Les batteries à flux redox (RFB) sont une sorte d'hybride entre la pile à combustible et la batterie. Elles peuvent être décrites comme une pile à combustible dans laquelle les gaz H2 et O2 sont remplacés par des électrolytes capables de stocker des charges électriques. Leur architecture permet de dissocier la quantité d'énergie chimique stockée et la puissance électrique produite comme dans une pile à combustible, avec le rendement et la capacité de stockage élevés d'une batterie. Pour cette raison, elles sont particulièrement adaptées au stockage stationnaire des énergies solaire ou éolienne.
Les batteries à flux redox commercialisée aujourd'hui utilisent la chimie du vanadium, avec à la clé de nombreux problèmes environnementaux. Pour y pallier, des chercheurs du CEA tentent de remplacer le vanadium par des molécules organiques capables de stocker des charges et, si possible, biosourcées. Parmi ces composés, on peut citer des dérivés quinoniques, utilisés à grande échelle comme colorants et présents dans un grand nombre d'organismes vivants (animaux, plantes, lichens).
La RMN haute résolution, technique reine d'analyse des molécules organiques
Cependant, cette approche souffre à ce jour de plusieurs limitations : une faible densité d'énergie et des performances qui se dégradent bien plus rapidement que dans le cas des RFB à base de vanadium.
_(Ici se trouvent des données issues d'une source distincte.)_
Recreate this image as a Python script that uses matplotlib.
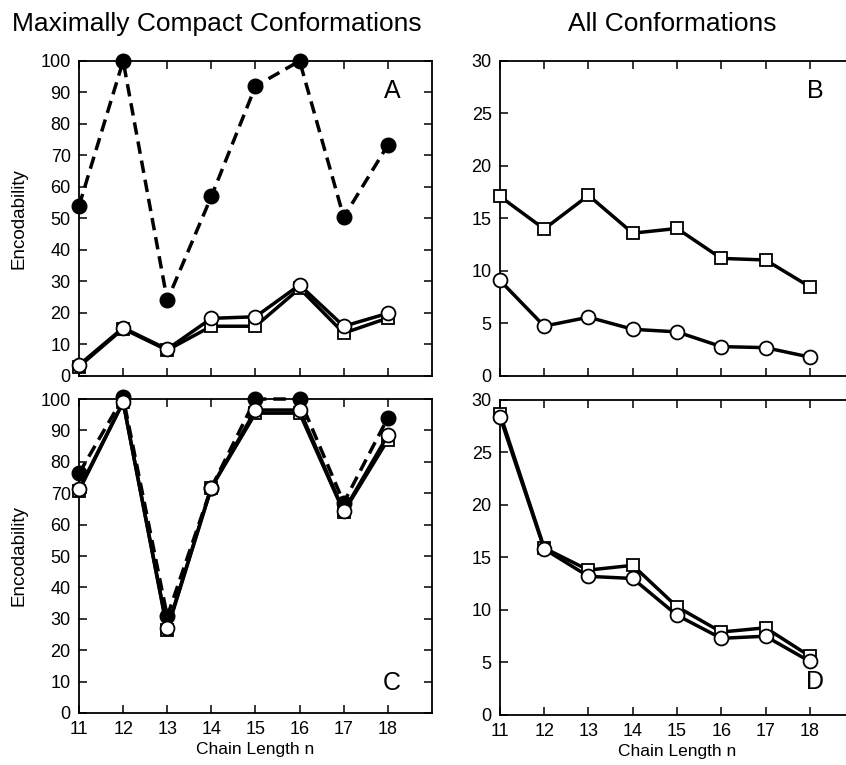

Améliorer les performances de RFB organiques passe donc par une meilleure compréhension de phénomènes chimiques associés au stockage des charges dans les électrolytes.
La RMN haute résolution en solution est la technique reine d'analyse des molécules organiques mais comment ajouter des électrodes et un système de circulation dans l'espace très restreint d'un aimant RMN, sans perturber le champ magnétique élevé (supérieur à 10 teslas) et parfaitement homogène nécessaire à la haute résolution ?
En se basant sur les savoir-faire en RMN et en fabrication additive de l'Iramis et en électrochimie de l'Irig, les chercheurs ont relevé le défi ! Ils ont développé un dispositif RFB miniaturisé et opérationnel, dont l'architecture et chacun des constituants ont été optimisés afin de préserver au mieux l'homogénéité du champ magnétique. Ils ont testé l'efficacité de leur dispositif avec un électrolyte modèle (2,7-anthraquinone disulfonate ou AQDS), selon plusieurs modalités (imagerie, spectroscopie, vélocimétrie).
- En utilisant la fabrication additive et en capitalisant sur leur expérience alliant micro-détection et fluidique, ils sont parvenus à construire un mini-accumulateur à flux redox, s'insérant dans la cavité d'un aimant de spectromètre RMN haute résolution (de diamètre inférieur à 18 mm).
- En installant ce dispositif dans une base de sonde de micro-imagerie IRM, ils ont pu réaliser des mesures de vélocimétrie pour caractériser les flux de solutions électrolytiques dans la batterie en fonctionnement.
- Ils ont pu effectuer des analyses par spectroscopie RMN (1H et 13C) de manière localisée, afin d'éviter les régions fortement perturbées magnétiquement (au niveau de l'électrode par exemple).
En répétant des cycles de réduction et d'oxydation de l'électrolyte modèle, ils mettent en évidence la dimérisation des espèces oxydées et réduites de l'électrolyte, ainsi que la formation d'un hétéro-dimère associant les deux espèces. Cette dimérisation ne peut que réduire la mobilité des molécules actives, augmenter la viscosité de l'électrolyte, et, in fine, limiter les performances de l'accumulateur.
Le dispositif original, conçu au laboratoire, peut également être utilisé pour l'analyse in situ d'autres processus électrochimiques par RMN à l'état liquide. Par ailleurs, plusieurs pistes d'améliorations seront également étudiées (ajout de micro-capteurs de températures, etc.)